## EXERCISE DETAILS:
Collect every line of the records below that contains the word "this".

## ITEMS:

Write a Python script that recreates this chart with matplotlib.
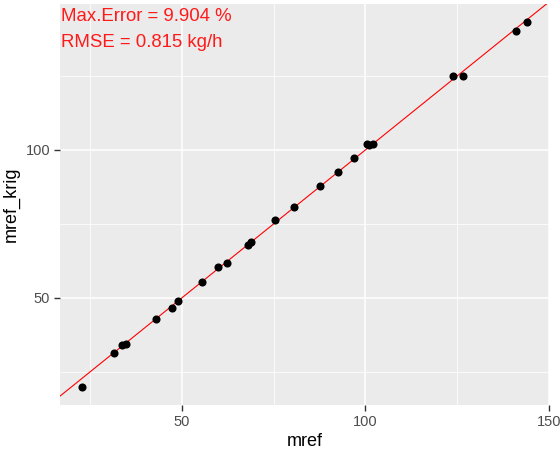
---
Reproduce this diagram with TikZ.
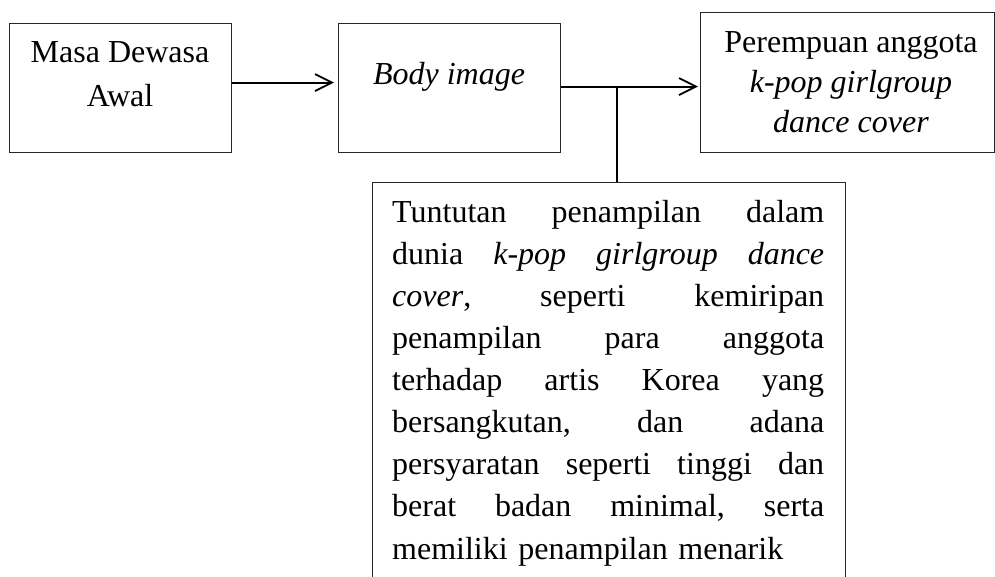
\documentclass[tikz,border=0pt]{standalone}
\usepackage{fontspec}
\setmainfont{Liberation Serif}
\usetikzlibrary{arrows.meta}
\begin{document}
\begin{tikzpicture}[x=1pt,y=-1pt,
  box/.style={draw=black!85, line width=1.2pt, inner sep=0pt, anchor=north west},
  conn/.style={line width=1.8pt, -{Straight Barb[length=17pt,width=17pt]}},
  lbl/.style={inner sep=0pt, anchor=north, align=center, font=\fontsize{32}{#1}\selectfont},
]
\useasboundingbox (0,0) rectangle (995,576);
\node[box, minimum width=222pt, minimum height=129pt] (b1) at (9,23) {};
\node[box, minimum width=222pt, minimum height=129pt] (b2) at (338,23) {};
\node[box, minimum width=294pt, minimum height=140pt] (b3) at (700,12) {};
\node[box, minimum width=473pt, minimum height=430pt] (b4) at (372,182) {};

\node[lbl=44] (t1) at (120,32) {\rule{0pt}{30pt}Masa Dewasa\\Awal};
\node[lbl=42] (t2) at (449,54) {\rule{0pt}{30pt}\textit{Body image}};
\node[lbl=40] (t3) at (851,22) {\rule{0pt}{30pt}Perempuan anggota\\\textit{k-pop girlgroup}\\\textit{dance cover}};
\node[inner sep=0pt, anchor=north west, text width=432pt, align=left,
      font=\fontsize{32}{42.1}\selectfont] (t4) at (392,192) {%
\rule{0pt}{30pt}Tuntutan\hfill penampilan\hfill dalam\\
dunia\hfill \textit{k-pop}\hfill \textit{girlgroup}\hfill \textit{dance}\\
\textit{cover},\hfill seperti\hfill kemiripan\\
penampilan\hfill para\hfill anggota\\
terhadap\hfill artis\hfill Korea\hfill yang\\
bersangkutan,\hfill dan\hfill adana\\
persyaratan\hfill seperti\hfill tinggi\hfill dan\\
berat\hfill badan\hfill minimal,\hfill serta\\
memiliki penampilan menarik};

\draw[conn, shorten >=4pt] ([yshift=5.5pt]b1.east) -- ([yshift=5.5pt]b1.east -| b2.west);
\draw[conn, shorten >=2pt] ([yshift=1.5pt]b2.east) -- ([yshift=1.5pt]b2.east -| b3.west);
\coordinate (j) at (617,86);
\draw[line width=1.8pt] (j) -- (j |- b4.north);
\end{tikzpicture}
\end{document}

## TASK ANSWER:
Write a Python script that recreates this chart with matplotlib.
Reproduce this diagram with TikZ.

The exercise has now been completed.